Justice Bechu Kurian Thomas of the Kerala High Court has held that under the Kerala Healthcare Service Persons and Healthcare Service Institutions (Prevention of Violence and Damage to Property) Act, 2012 an obstruction or hindrance committed on a healthcare provider is a grave offence and non-bailable.

Asserting that attacks against doctors and medical institutions have been on an unprecedented rise in the last decade and a half, the Court noted that Kerala became the pioneer in enacting a law on violence against doctors.

The Court further continued to note that Kerala Healthcare Act 2012 was enacted to curb the evil of such violence against healthcare providers.

Additionally, a reference has also been made in the Judgment to the preamble of the 2012 Act which states that the statute has been enacted to prohibit violence against healthcare service providers and to prevent damage and loss to property in healthcare service institutions.

In this case, the Petitioner had allegedly wrongfully restrained a doctor (defacto complainant) and threatened her while she was on her way from the doctor's room to the casualty of the hospital, thereby causing obstruction to her official duty and the committing the offences under Sections 341, 353 and 506 IPC and Sections 3 and 4(1) of the Healthcare Act.

Counsel R. Sreehari appeared for the Petitioner, while Public Prosecutor K.A. Noushad appeared for the Respondent before the High Court.

The High Court observed that every harm, intimidation, obstruction and hindrance to a healthcare service person, in the discharge of duty is treated as violence.

The Court also made a reference to Section 3 of the Act which prohibits violence against healthcare service persons and is made non-bailable as per Section 4(1) of the Act.

"The intention of the legislature is unambiguous. Any act of intimidation or obstruction or hindrance to a healthcare service person must be curbed. The salutary objective behind the Healthcare Act and the wide meaning ascribed to the word violence, cannot be ignored while considering an application for pre-arrest bail. The legislative intent is manifest from the definition of the word 'violence' and the offence having been made non-bailable. The statute regards even an obstruction or hindrance, if committed on a healthcare person as a grave offence. Thus, it cannot be held that absence of an assault on the doctor entails a person accused of an offence under the Healthcare Act to be released on pre-arrest bail. In this context this Court bears in mind that, by granting pre-arrest bail in a non-bailable offence, the court is in effect, converting a non-bailable offence into a bailable offence," the Bench opined.

The Court additionally noted that a physician with trepidation, a surgeon with trembling hands and a disquiet nurse can lead to wrong diagnosis, failed surgeries and improper nursing care. Life of several patients could fall into peril. Consequently, the public at large can become prejudiced. If the Act is to achieve its purpose, Courts must bear in mind the wide definition of the term 'violence', which is nestled under the umbrella of a non-bailable offence.
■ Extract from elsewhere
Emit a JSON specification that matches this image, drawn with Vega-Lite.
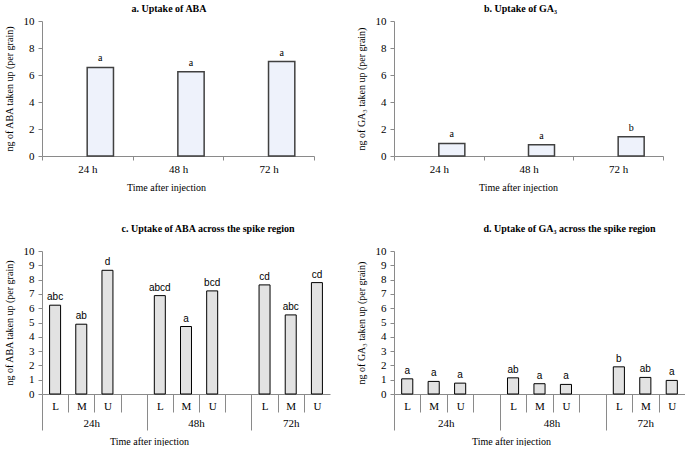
{
  "$schema": "https://vega.github.io/schema/vega-lite/v6.json",
  "padding": {"left": 3, "top": 4, "right": 0, "bottom": 0},
  "config": {
    "view": {"stroke": null},
    "font": "Liberation Serif",
    "axis": {
      "grid": false,
      "domainColor": "#8a8a8a",
      "tickColor": "#8a8a8a",
      "labelColor": "#000000",
      "titleColor": "#000000",
      "labelFont": "Liberation Serif",
      "titleFont": "Liberation Serif",
      "labelFontSize": 11,
      "titleFontSize": 10,
      "titleFontWeight": "normal"
    },
    "axisY": {"tickSize": 4, "labelPadding": 4, "titlePadding": 9},
    "title": {"font": "Liberation Serif", "fontSize": 10, "fontWeight": "bold", "color": "#000000"}
  },
  "datasets": {
    "top": [
      {"panel": "a", "time": "24 h", "value": 6.56, "sig": "a"},
      {"panel": "a", "time": "48 h", "value": 6.24, "sig": "a"},
      {"panel": "a", "time": "72 h", "value": 7.0, "sig": "a"},
      {"panel": "b", "time": "24 h", "value": 0.93, "sig": "a"},
      {"panel": "b", "time": "48 h", "value": 0.84, "sig": "a"},
      {"panel": "b", "time": "72 h", "value": 1.43, "sig": "b"}
    ],
    "bottom": [
      {"panel": "c", "time": "24h", "region": "L", "slot": "24h|L", "value": 6.21, "sig": "abc"},
      {"panel": "c", "time": "24h", "region": "M", "slot": "24h|M", "value": 4.88, "sig": "ab"},
      {"panel": "c", "time": "24h", "region": "U", "slot": "24h|U", "value": 8.65, "sig": "d"},
      {"panel": "c", "time": "48h", "region": "L", "slot": "48h|L", "value": 6.88, "sig": "abcd"},
      {"panel": "c", "time": "48h", "region": "M", "slot": "48h|M", "value": 4.72, "sig": "a"},
      {"panel": "c", "time": "48h", "region": "U", "slot": "48h|U", "value": 7.21, "sig": "bcd"},
      {"panel": "c", "time": "72h", "region": "L", "slot": "72h|L", "value": 7.63, "sig": "cd"},
      {"panel": "c", "time": "72h", "region": "M", "slot": "72h|M", "value": 5.53, "sig": "abc"},
      {"panel": "c", "time": "72h", "region": "U", "slot": "72h|U", "value": 7.79, "sig": "cd"},
      {"panel": "d", "time": "24h", "region": "L", "slot": "24h|L", "value": 1.06, "sig": "a"},
      {"panel": "d", "time": "24h", "region": "M", "slot": "24h|M", "value": 0.88, "sig": "a"},
      {"panel": "d", "time": "24h", "region": "U", "slot": "24h|U", "value": 0.76, "sig": "a"},
      {"panel": "d", "time": "48h", "region": "L", "slot": "48h|L", "value": 1.13, "sig": "ab"},
      {"panel": "d", "time": "48h", "region": "M", "slot": "48h|M", "value": 0.72, "sig": "a"},
      {"panel": "d", "time": "48h", "region": "U", "slot": "48h|U", "value": 0.67, "sig": "a"},
      {"panel": "d", "time": "72h", "region": "L", "slot": "72h|L", "value": 1.90, "sig": "b"},
      {"panel": "d", "time": "72h", "region": "M", "slot": "72h|M", "value": 1.16, "sig": "ab"},
      {"panel": "d", "time": "72h", "region": "U", "slot": "72h|U", "value": 0.95, "sig": "a"}
    ]
  },
  "columns": 2,
  "align": "all",
  "bounds": "flush",
  "spacing": {"row": 87, "column": 61},
  "concat": [
    {
      "width": 272, "height": 135,
      "title": {"text": "a. Uptake  of ABA", "offset": 1, "dx": -9},
      "data": {"name": "top"},
      "transform": [{"filter": "datum.panel === 'a'"}],
      "encoding": {
        "x": {"field": "time", "type": "nominal", "sort": null,
          "scale": {"paddingInner": 0, "paddingOuter": 0},
          "axis": {"labelAngle": 0, "tickBand": "extent", "tickSize": 4, "labelPadding": 3, "title": "Time after injection", "titleX": 124, "titleAlign": "center", "titlePadding": 8}},
        "y": {"field": "value", "type": "quantitative",
          "scale": {"domain": [0, 10]},
          "axis": {"values": [0, 2, 4, 6, 8, 10], "title": "ng of ABA taken up (per grain)"}}
      },
      "layer": [
        {"mark": {"type": "bar", "width": {"band": 0.29}, "xOffset": 13, "fill": "#eef2fb", "stroke": "#404040", "strokeWidth": 1.5}},
        {"mark": {"type": "text", "xOffset": 13, "baseline": "bottom", "dy": -4, "font": "Liberation Serif", "fontSize": 10}, "encoding": {"text": {"field": "sig"}}}
      ]
    },
    {
      "width": 269, "height": 135,
      "title": {"text": "b. Uptake  of GA₃", "offset": 1, "dx": -8},
      "data": {"name": "top"},
      "transform": [{"filter": "datum.panel === 'b'"}],
      "encoding": {
        "x": {"field": "time", "type": "nominal", "sort": null,
          "scale": {"paddingInner": 0, "paddingOuter": 0},
          "axis": {"labelAngle": 0, "tickBand": "extent", "tickSize": 4, "labelPadding": 3, "title": "Time after injection", "titleX": 124, "titleAlign": "center", "titlePadding": 8}},
        "y": {"field": "value", "type": "quantitative",
          "scale": {"domain": [0, 10]},
          "axis": {"values": [0, 2, 4, 6, 8, 10], "title": "ng of GA₃ taken up (per grain)"}}
      },
      "layer": [
        {"mark": {"type": "bar", "width": {"band": 0.29}, "xOffset": 13, "fill": "#eef2fb", "stroke": "#404040", "strokeWidth": 1.5}},
        {"mark": {"type": "text", "xOffset": 13, "baseline": "bottom", "dy": -4, "font": "Liberation Serif", "fontSize": 10}, "encoding": {"text": {"field": "sig"}}}
      ]
    },
    {
      "width": 288, "height": 143,
      "title": {"text": "c. Uptake  of ABA across the spike region", "offset": 11, "dx": 22},
      "data": {"name": "bottom"},
      "transform": [{"filter": "datum.panel === 'c'"}],
      "encoding": {
        "y": {"field": "value", "type": "quantitative",
          "scale": {"domain": [0, 10]},
          "axis": {"values": [0, 1, 2, 3, 4, 5, 6, 7, 8, 9, 10], "labelOverlap": false, "title": "ng of ABA taken up (per grain)"}}
      },
      "layer": [
        {
          "mark": {"type": "bar", "width": {"band": 0.42}, "fill": "#e2e2e2", "stroke": "#000000", "strokeWidth": 1},
          "encoding": {
            "x": {"field": "slot", "type": "nominal", "sort": null,
              "scale": {"domain": ["24h|L","24h|M","24h|U","24h|_","48h|L","48h|M","48h|U","48h|_","72h|L","72h|M","72h|U"], "paddingInner": 0, "paddingOuter": 0},
              "axis": {"labelAngle": 0, "labelExpr": "datum.value == '24h|_' || datum.value == '48h|_' ? '' : split(datum.value, '|')[1]",
                "tickBand": "extent",
                "tickSize": {"condition": {"test": "datum.extra || datum.value == '24h|_' || datum.value == '48h|_'", "value": 36}, "value": 18},
                "tickOpacity": {"condition": {"test": "datum.value == '72h|U'", "value": 0}, "value": 1},
                "labelPadding": -12,
                "title": "Time after injection", "titleX": 107, "titleY": 47, "titleAlign": "center", "titleBaseline": "middle"}}
          }
        },
        {
          "mark": {"type": "text", "baseline": "bottom", "dy": -3, "font": "Liberation Sans", "fontSize": 10},
          "encoding": {
            "x": {"field": "slot", "type": "nominal", "sort": null,
              "scale": {"domain": ["24h|L","24h|M","24h|U","24h|_","48h|L","48h|M","48h|U","48h|_","72h|L","72h|M","72h|U"], "paddingInner": 0, "paddingOuter": 0},
              "axis": {"orient": "bottom", "domain": false, "ticks": false, "tickSize": 0, "labelAngle": 0, "labelPadding": 23,
                "labelExpr": "datum.value == '24h|M' ? '24h' : datum.value == '48h|M' ? '48h' : datum.value == '72h|M' ? '72h' : ''",
                "labelOffset": {"condition": {"test": "datum.value == '72h|M'", "value": 0}, "value": 10},
                "title": null}},
            "text": {"field": "sig"}
          }
        }
      ],
      "resolve": {"scale": {"x": "independent"}, "axis": {"x": "independent"}}
    },
    {
      "width": 291, "height": 143,
      "title": {"text": "d. Uptake  of GA₃ across the spike region", "offset": 11, "dx": 30},
      "data": {"name": "bottom"},
      "transform": [{"filter": "datum.panel === 'd'"}],
      "encoding": {
        "y": {"field": "value", "type": "quantitative",
          "scale": {"domain": [0, 10]},
          "axis": {"values": [0, 1, 2, 3, 4, 5, 6, 7, 8, 9, 10], "labelOverlap": false, "title": "ng of GA₃ taken up (per grain)"}}
      },
      "layer": [
        {
          "mark": {"type": "bar", "width": {"band": 0.42}, "fill": "#e2e2e2", "stroke": "#000000", "strokeWidth": 1},
          "encoding": {
            "x": {"field": "slot", "type": "nominal", "sort": null,
              "scale": {"domain": ["24h|L","24h|M","24h|U","24h|_","48h|L","48h|M","48h|U","48h|_","72h|L","72h|M","72h|U"], "paddingInner": 0, "paddingOuter": 0},
              "axis": {"labelAngle": 0, "labelExpr": "datum.value == '24h|_' || datum.value == '48h|_' ? '' : split(datum.value, '|')[1]",
                "tickBand": "extent",
                "tickSize": {"condition": {"test": "datum.extra || datum.value == '24h|_' || datum.value == '48h|_'", "value": 36}, "value": 18},
                "tickOpacity": {"condition": {"test": "datum.value == '72h|U'", "value": 0}, "value": 1},
                "labelPadding": -12,
                "title": "Time after injection", "titleX": 117, "titleY": 47, "titleAlign": "center", "titleBaseline": "middle"}}
          }
        },
        {
          "mark": {"type": "text", "baseline": "bottom", "dy": -3, "font": "Liberation Sans", "fontSize": 10},
          "encoding": {
            "x": {"field": "slot", "type": "nominal", "sort": null,
              "scale": {"domain": ["24h|L","24h|M","24h|U","24h|_","48h|L","48h|M","48h|U","48h|_","72h|L","72h|M","72h|U"], "paddingInner": 0, "paddingOuter": 0},
              "axis": {"orient": "bottom", "domain": false, "ticks": false, "tickSize": 0, "labelAngle": 0, "labelPadding": 23,
                "labelExpr": "datum.value == '24h|M' ? '24h' : datum.value == '48h|M' ? '48h' : datum.value == '72h|M' ? '72h' : ''",
                "labelOffset": {"condition": {"test": "datum.value == '72h|M'", "value": 0}, "value": 12},
                "title": null}},
            "text": {"field": "sig"}
          }
        }
      ],
      "resolve": {"scale": {"x": "independent"}, "axis": {"x": "independent"}}
    }
  ]
}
Furthermore, the Bench while refusing to grant pre-arrest bail observed, "Protecting an accused who is alleged to have committed an offence under the Healthcare Act, with an order of pre-arrest bail, will be incongruous to the legislative mandate. Bearing in mind the objective of the Act, if pre-arrest bail is granted to the petitioner, a wrong message will also be sent to the public. Reckoning the nature and gravity of the offence committed by the petitioner, I am not inclined to exercise the discretion of granting pre-arrest bail to the petitioner."

Thus, the bail application of the Petitioner was dismissed by the Court.